Copy whichever lines contain the string "this".
**** Record extracts
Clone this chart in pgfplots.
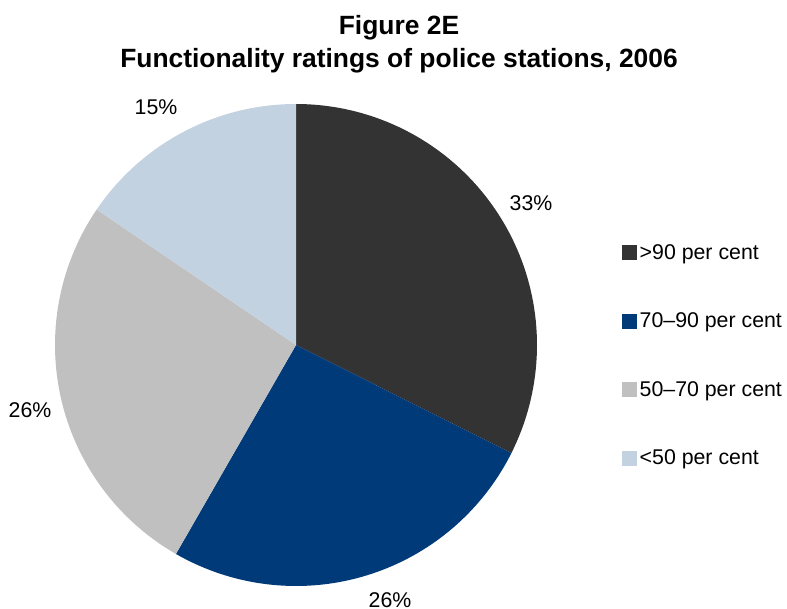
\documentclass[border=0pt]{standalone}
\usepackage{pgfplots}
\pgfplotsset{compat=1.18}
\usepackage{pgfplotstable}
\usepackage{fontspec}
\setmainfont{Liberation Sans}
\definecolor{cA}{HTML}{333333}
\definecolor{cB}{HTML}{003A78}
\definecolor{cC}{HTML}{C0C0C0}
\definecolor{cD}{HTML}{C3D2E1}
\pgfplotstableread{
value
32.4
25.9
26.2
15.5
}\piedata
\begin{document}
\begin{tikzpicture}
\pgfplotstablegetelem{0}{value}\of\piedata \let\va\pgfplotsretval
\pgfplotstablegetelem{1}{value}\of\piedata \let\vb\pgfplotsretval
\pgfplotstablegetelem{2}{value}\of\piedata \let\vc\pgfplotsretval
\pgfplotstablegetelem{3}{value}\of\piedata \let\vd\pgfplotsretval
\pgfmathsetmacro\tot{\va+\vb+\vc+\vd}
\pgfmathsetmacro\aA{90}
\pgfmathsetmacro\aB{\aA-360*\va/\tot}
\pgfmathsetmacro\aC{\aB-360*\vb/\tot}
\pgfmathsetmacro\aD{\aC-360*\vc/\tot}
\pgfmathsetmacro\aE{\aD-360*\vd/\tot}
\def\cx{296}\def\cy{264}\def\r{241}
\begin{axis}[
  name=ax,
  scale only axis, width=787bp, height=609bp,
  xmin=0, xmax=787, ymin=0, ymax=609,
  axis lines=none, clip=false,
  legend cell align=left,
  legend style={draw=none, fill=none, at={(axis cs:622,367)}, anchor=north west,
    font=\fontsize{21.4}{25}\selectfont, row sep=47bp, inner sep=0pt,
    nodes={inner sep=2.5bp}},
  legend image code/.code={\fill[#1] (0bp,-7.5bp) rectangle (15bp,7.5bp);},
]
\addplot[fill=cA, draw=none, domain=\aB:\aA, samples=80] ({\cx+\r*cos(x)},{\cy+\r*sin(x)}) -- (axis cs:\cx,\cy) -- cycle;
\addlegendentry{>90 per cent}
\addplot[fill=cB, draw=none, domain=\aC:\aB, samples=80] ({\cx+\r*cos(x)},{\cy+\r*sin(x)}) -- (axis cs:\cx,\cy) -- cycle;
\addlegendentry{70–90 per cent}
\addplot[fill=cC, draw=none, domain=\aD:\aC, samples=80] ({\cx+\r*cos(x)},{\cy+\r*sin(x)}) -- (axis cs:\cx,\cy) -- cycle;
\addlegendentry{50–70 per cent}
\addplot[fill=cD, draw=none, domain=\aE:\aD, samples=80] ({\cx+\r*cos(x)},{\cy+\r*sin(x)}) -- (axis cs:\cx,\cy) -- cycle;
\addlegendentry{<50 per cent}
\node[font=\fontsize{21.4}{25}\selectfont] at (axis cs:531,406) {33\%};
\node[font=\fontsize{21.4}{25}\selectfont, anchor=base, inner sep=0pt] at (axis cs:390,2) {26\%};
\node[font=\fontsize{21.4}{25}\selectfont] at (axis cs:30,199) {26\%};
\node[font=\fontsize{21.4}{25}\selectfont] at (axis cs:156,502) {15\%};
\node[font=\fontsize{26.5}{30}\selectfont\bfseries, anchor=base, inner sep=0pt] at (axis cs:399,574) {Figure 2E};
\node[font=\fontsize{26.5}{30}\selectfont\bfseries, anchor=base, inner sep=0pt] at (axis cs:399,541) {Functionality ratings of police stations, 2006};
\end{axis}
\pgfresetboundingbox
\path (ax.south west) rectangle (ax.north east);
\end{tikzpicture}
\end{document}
********
**** Record extracts
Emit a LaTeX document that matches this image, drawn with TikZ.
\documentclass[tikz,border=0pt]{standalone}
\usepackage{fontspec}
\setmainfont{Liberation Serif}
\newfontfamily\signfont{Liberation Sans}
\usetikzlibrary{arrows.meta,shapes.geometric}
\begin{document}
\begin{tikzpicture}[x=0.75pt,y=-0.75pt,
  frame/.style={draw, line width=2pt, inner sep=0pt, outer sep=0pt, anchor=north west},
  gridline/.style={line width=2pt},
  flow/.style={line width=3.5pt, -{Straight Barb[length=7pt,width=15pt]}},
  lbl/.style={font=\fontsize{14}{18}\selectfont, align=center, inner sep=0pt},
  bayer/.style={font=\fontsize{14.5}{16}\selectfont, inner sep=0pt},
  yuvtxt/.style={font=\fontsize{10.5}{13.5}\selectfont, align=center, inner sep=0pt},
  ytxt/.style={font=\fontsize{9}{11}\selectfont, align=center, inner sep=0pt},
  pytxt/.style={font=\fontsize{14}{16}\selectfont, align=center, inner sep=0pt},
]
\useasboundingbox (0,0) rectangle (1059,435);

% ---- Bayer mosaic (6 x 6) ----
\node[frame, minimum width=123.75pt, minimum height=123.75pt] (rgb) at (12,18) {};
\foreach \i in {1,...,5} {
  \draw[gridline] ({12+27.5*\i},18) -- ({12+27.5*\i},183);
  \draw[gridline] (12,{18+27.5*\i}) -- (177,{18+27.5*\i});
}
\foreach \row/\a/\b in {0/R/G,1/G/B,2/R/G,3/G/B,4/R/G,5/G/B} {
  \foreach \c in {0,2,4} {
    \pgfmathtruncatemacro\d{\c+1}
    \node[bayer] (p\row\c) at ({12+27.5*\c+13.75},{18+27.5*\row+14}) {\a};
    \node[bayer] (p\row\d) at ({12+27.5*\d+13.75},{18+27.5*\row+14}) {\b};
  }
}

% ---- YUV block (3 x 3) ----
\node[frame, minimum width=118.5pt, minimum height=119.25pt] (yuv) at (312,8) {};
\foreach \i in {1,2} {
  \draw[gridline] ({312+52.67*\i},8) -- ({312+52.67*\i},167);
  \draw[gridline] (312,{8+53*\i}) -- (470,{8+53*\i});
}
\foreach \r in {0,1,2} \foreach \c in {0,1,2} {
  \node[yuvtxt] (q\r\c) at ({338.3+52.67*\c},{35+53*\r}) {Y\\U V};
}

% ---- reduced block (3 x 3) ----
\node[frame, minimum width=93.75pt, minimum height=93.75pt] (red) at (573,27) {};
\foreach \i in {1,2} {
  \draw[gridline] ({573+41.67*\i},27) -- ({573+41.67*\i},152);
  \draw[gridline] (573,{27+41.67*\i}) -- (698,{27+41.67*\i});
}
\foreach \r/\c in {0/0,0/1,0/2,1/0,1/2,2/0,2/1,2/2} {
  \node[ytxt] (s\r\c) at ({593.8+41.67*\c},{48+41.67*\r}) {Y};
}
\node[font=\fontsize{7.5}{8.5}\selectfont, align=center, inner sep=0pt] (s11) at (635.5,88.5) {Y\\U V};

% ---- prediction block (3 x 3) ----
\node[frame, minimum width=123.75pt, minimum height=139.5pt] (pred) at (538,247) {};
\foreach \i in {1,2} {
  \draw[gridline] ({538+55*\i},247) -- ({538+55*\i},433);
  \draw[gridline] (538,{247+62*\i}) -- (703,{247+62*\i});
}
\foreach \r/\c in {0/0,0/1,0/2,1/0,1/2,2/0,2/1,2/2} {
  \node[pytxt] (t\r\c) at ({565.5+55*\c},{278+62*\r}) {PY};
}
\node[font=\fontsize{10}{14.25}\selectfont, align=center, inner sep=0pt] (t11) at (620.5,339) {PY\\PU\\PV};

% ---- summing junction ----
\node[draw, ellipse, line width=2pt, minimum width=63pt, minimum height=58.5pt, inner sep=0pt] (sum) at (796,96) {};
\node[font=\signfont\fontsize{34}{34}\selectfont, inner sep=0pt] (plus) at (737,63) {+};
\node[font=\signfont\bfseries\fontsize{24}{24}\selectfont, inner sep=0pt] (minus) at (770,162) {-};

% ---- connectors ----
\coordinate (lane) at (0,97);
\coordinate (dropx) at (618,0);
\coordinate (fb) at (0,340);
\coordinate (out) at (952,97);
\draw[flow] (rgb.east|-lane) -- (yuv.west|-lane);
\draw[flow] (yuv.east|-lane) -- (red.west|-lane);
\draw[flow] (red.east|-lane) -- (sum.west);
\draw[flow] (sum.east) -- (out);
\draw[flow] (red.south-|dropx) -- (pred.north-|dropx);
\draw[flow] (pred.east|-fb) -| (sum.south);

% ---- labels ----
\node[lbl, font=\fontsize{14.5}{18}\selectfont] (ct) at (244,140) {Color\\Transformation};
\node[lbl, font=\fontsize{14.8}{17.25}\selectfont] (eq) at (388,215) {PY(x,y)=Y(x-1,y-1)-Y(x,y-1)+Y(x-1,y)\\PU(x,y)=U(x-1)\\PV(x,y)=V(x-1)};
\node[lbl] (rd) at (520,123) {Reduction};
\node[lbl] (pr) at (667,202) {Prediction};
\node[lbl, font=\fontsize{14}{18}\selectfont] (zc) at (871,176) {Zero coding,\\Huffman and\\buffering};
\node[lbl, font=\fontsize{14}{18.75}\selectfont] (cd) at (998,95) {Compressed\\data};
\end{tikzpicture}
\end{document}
********
Result of the task.
Clone this chart in pgfplots.
Emit a LaTeX document that matches this image, drawn with TikZ.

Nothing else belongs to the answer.